According to a recent article by the British Guardian, Christianity is the most persecuted religion, though the fate of Christians is largely ignored in the West.
The exhibition was designed as a traveling exhibition by the Hungarian National Museum and has already been displayed in Budapest (Fall 2017), New York, and Washington (February 2018).
It consists of six topical panels, each highlighting different themes of the situation of the Christians:
- Christians in Danger of Extinction in the Middle East
- The Aims of Jihadism: Humiliation and Banishing
- "...We are Associated with the West"
- The Destruction of Constructed Heritage
- The Causes of Christians Persecution -- and Flight
- The Future: Hopes and Efforts
Similarly, each panel is built of various pictures and explanatory text; background information is complemented by videos and interactive displays. Records (video and/or text) of personal profiles of several people enrich and deepen the impression of the viewer. Country profiles with respect to Christians population are provided for Egypt, Jordan, Lebanon, Iraq, and Syria.
Panel 3, for example, explains what it means being associated with West: "Jihadist propaganda inherently equals Christians and medieval crusaders with the secular West, atheist in their interpretation. On the one hand they identify Christians living in the Middle East as descendants of conquering crusaders, who hated Islam and wanted to recapture the lost territories for Christianity. On the other hand, they consider them as agents and attendants of the western colonizing powers...Christian communities in the Middle East are outposts of the enemy for the Jihadists, whose aim is to eliminate the Christian civilization worldwide in the long run."
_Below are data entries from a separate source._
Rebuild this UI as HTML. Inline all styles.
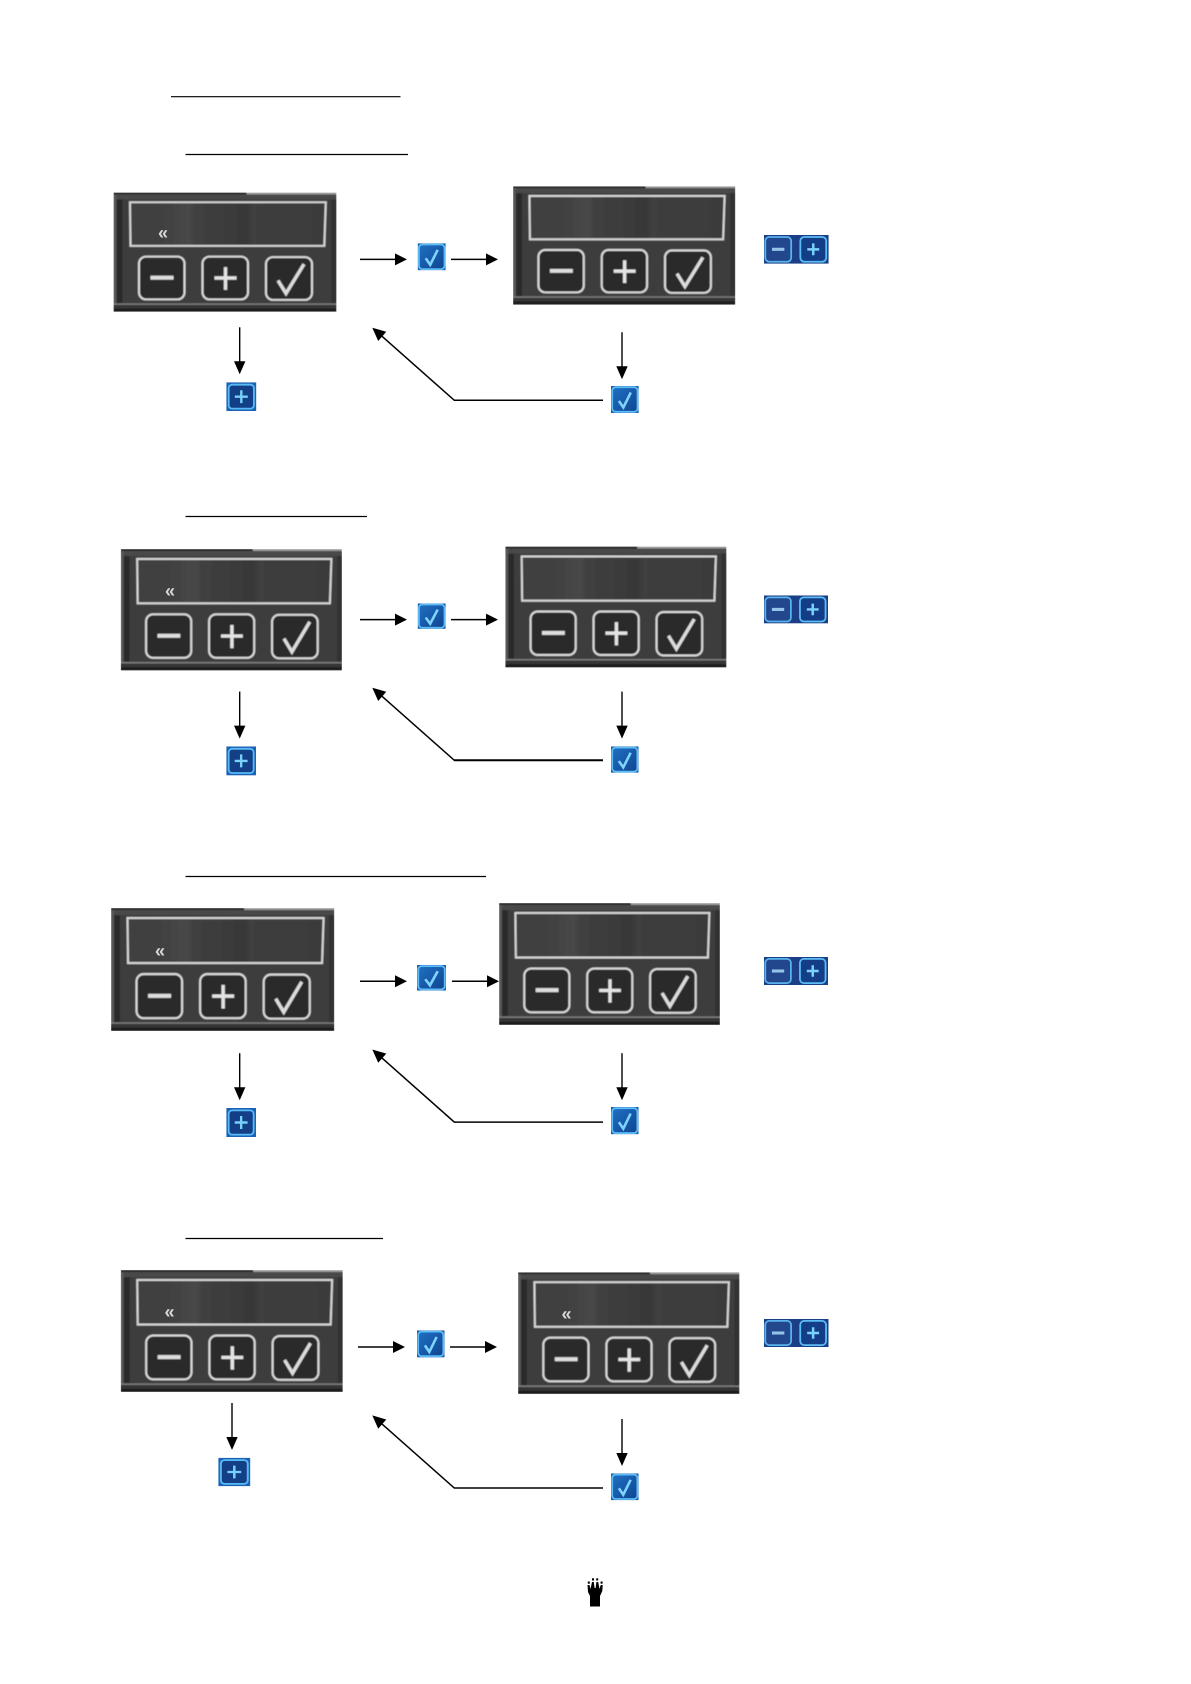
<!DOCTYPE html>
<html><head><meta charset="utf-8"><style>
html,body{margin:0;padding:0;background:#fff}
svg{display:block}
</style></head><body>
<svg xmlns="http://www.w3.org/2000/svg" width="1191" height="1684" viewBox="0 0 1191 1684">
<defs>
<filter id="soft" x="0" y="0" width="100%" height="100%"><feGaussianBlur stdDeviation="0.45"/></filter>
<linearGradient id="band" x1="0" x2="1" y1="0" y2="0">
<stop offset="0" stop-color="#404040"/><stop offset=".2" stop-color="#424242"/><stop offset=".3" stop-color="#484848"/><stop offset=".34" stop-color="#404040"/><stop offset=".6" stop-color="#383838"/><stop offset=".63" stop-color="#3f3f3f"/><stop offset="1" stop-color="#3b3b3b"/>
</linearGradient>
<linearGradient id="blue" x1="0" x2="1" y1="0" y2="1">
<stop offset="0" stop-color="#2070c4"/><stop offset="1" stop-color="#0f4490"/>
</linearGradient>
<symbol id="p" viewBox="0 0 223 120" preserveAspectRatio="none">
<g filter="url(#soft)">
<rect width="223" height="120" fill="#3e3e3e"/>
<rect width="133" height="2" fill="#2c2c2c"/>
<rect x="133" width="90" height="2" fill="#9c9c9c"/>
<rect y="2" width="223" height="5" fill="#484848"/>
<rect y="2" x="0" width="3" height="118" fill="#585858"/>
<rect y="7" x="3" width="6" height="105" fill="#2c2c2c"/>
<rect y="7" x="218" width="5" height="106" fill="#323232"/>
<rect x="9" y="7" width="209" height="105" fill="#3e3e3e"/>
<rect x="16" y="9.3" width="196" height="44" fill="url(#band)"/>
<path d="M16.5 9.8H212.3L210.8 53.7H17Z" fill="none" stroke="#d4d4d4" stroke-width="2.1"/>
<rect x="0" y="111.5" width="223" height="1.6" fill="#7a7a7a"/>
<rect x="0" y="113.1" width="223" height="3.7" fill="#353535"/>
<rect x="0" y="116.8" width="223" height="3.2" fill="#1f1f1f"/>
<rect x="25.5" y="64.5" width="45.5" height="43" rx="7" fill="#2a2a2a" stroke="#d8d8d8" stroke-width="2.1"/>
<rect x="89" y="64.5" width="45.5" height="43" rx="7" fill="#2a2a2a" stroke="#d8d8d8" stroke-width="2.1"/>
<rect x="152.5" y="65" width="46" height="43" rx="7" fill="#2a2a2a" stroke="#d8d8d8" stroke-width="2.1"/>
<rect x="37" y="83.7" width="23" height="4" fill="#dedede"/>
<path d="M101 86H123M112 75V98" stroke="#e4e4e4" stroke-width="3.4" fill="none"/>
<path d="M164.5 88.5L172.5 101.5L190.5 72" stroke="#dcdcdc" stroke-width="3.4" fill="none"/>
</g>
</symbol>
<symbol id="ck" viewBox="0 0 28 27" preserveAspectRatio="none">
<rect width="28" height="27" fill="#1a5ead"/>
<rect x="1.2" y="1.2" width="25.6" height="24.6" rx="3.5" fill="url(#blue)" stroke="#5cbcf6" stroke-width="1.8"/>
<path d="M8 15L12.5 21.5L20 6.5" stroke="#7fd4fb" stroke-width="2.6" fill="none"/>
</symbol>
<symbol id="pl" viewBox="0 0 30 29" preserveAspectRatio="none">
<rect width="30" height="29" fill="#1c62b4"/>
<rect x="2.4" y="2.4" width="25.2" height="24.2" rx="3.5" fill="#123f85" stroke="#58baf6" stroke-width="1.8"/>
<path d="M8.5 14.5H21.5M15 8V21" stroke="#78d0fb" stroke-width="2.4" fill="none"/>
</symbol>
<symbol id="pr" viewBox="0 0 65 29" preserveAspectRatio="none">
<rect width="65" height="29" fill="#1b3f84"/>
<rect x="1.3" y="2" width="26" height="25" rx="4" fill="#22478c" stroke="#5ab2ee" stroke-width="1.8"/>
<rect x="36.5" y="2" width="26" height="25" rx="4" fill="#143d88" stroke="#5cbcf6" stroke-width="1.8"/>
<path d="M8 14.5H20.5" stroke="#93c5e8" stroke-width="3.2" fill="none"/>
<path d="M43.5 14.5H55.5M49.5 8.5V20.5" stroke="#7ad2fb" stroke-width="2.5" fill="none"/>
</symbol>
<g id="ar"><path d="M0 0H36" stroke="#000" stroke-width="1.5"/><polygon points="35,-6 47,0 35,6" fill="#000"/></g>
<g id="da"><path d="M0 0V36" stroke="#000" stroke-width="1.4"/><polygon points="-5.7,34 5.7,34 0,47" fill="#000"/></g>
<g id="dg"><path d="M603 400.3H454.3L380 334.5" stroke="#000" stroke-width="1.5" fill="none"/><polygon points="372.3,327.7 378.2,341 386.3,331.8" fill="#000"/></g>
</defs>

<!-- underlines -->
<g stroke="#000" stroke-width="1.2">
<path d="M171 96.7H400.5"/>
<path d="M185.5 154.5H408"/>
<path d="M185.5 516.5H367"/>
<path d="M185.5 876.5H486"/>
<path d="M185.5 1238.5H383"/>
</g>

<!-- panels -->
<use href="#p" x="113.5" y="192.5" width="223" height="119.3"/>
<use href="#p" x="513" y="186.3" width="222.3" height="118.4"/>
<use href="#p" x="120.8" y="549" width="221.2" height="121.5"/>
<use href="#p" x="505.3" y="546.5" width="221.2" height="121"/>
<use href="#p" x="111" y="908" width="223.3" height="123"/>
<use href="#p" x="499" y="903" width="221" height="122"/>
<use href="#p" x="120.8" y="1270" width="222" height="122"/>
<use href="#p" x="518" y="1272.3" width="221.5" height="121.7"/>

<!-- chevrons -->
<g font-family="'Liberation Sans',sans-serif" font-size="18" font-weight="bold" fill="#d8d8d8" text-anchor="middle">
<text x="163" y="239">«</text>
<text x="170" y="597">«</text>
<text x="160" y="957">«</text>
<text x="169.5" y="1318">«</text>
<text x="566.5" y="1320">«</text>
</g>

<!-- row 1 -->
<use href="#ar" x="360" y="259.4"/><use href="#ar" x="451" y="259.4"/>
<use href="#ck" x="417.7" y="243.3" width="28" height="27"/>
<use href="#pr" x="764" y="235" width="64.7" height="28.7"/>
<use href="#da" x="239.7" y="327.3"/>
<use href="#pl" x="226.3" y="382.3" width="30" height="28.7"/>
<use href="#dg"/>
<use href="#da" x="622" y="332.3"/>
<use href="#ck" x="611" y="386" width="27.7" height="27"/>

<!-- row 2 -->
<use href="#ar" x="360" y="619.6"/><use href="#ar" x="451" y="619.6"/>
<use href="#ck" x="417.7" y="603.4" width="28" height="25.5"/>
<use href="#pr" x="764" y="595.4" width="64" height="28"/>
<use href="#da" x="239.7" y="691.6"/>
<use href="#pl" x="226.3" y="746.4" width="29.7" height="29"/>
<use href="#dg" y="360"/>
<path d="M603 760.3H454" stroke="#000" stroke-width="2"/>
<use href="#da" x="622" y="691.6"/>
<use href="#ck" x="611" y="746.4" width="27.5" height="26.4"/>

<!-- row 3 -->
<use href="#ar" x="360" y="981.2"/><use href="#ar" x="452" y="981.2"/>
<use href="#ck" x="417" y="965" width="29" height="25.5"/>
<use href="#pr" x="764" y="957" width="64" height="28"/>
<use href="#da" x="239.7" y="1053.2"/>
<use href="#pl" x="226.3" y="1108" width="29.7" height="29"/>
<use href="#dg" y="721.8"/>
<use href="#da" x="622" y="1053.2"/>
<use href="#ck" x="611" y="1107" width="27.5" height="27.3"/>

<!-- row 4 -->
<use href="#ar" x="358" y="1347"/><use href="#ar" x="450" y="1347"/>
<use href="#ck" x="417" y="1330.4" width="27.5" height="27"/>
<use href="#pr" x="764" y="1319" width="64.5" height="28"/>
<use href="#da" x="232" y="1403"/>
<use href="#pl" x="218.3" y="1457.8" width="32" height="28.4"/>
<use href="#dg" y="1087.7"/>
<use href="#da" x="622" y="1419"/>
<use href="#ck" x="611" y="1473.4" width="27.5" height="26.8"/>

<!-- hand -->
<g fill="#000">
<rect x="590" y="1595" width="10" height="11.5"/>
<path d="M587.5 1585H589.5L590.5 1589L592 1582H593.8L594.6 1588H595.6L596.4 1582H598.2L599.5 1589L600.7 1585H602.7L602.3 1591L600 1596H590L588 1592Z"/>
<rect x="592" y="1578.3" width="2" height="2.2"/><rect x="596.2" y="1578.3" width="2" height="2.2"/>
<rect x="587.8" y="1581.5" width="2" height="2.2"/><rect x="600.6" y="1581.5" width="2" height="2.2"/>
</g>
</svg>
</body></html>
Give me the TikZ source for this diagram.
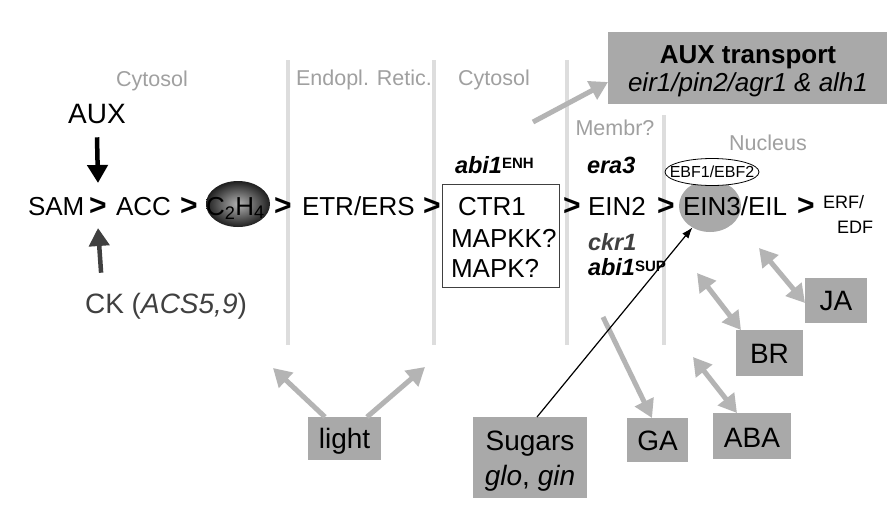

According to the Chief Curator, Ms. Bianka Speidl (Hungarian Migration Research Institute), "daily explosions, bloody confrontations, the humanitarian disaster covering most of the Middle East and North Africa has become a routinely repeated element of the news. However, the exhibition does not look at reality through the eyes of Western journalists and experts. The pictures and items were contributed by people who bear the marks of destruction on both body and soul: they all have a name, a family, a home, a love, they have their desires, and most importantly, they have their dignity."
The former vice president of the German Bundestag and member of the Christian Social Union (CSU), Johannes Singhammer, who visited the exhibition, is cited saying that "Hungary's humanitarian policy for the protection of persecuted Christians is unique in the world and with this this exhibition the country set an example for the West."
The first conference for persecuted Christians was hosted by Hungary's government in October 2017.
The Hungarian government is continuing its policy of supporting Christian communities in the Middle East. It is financing the rebuilding of the entire Assyrian village Telesqof in the north Iraq, enabling more than 900 families to return. According to Ms. Spiller, the government has recently set also a scholarship program dedicated for Christian young people studying in Hungary. After completing their studies the students will return to help their home communities with their gained knowledge, and participate in the reconstruction of war-destroyed villages.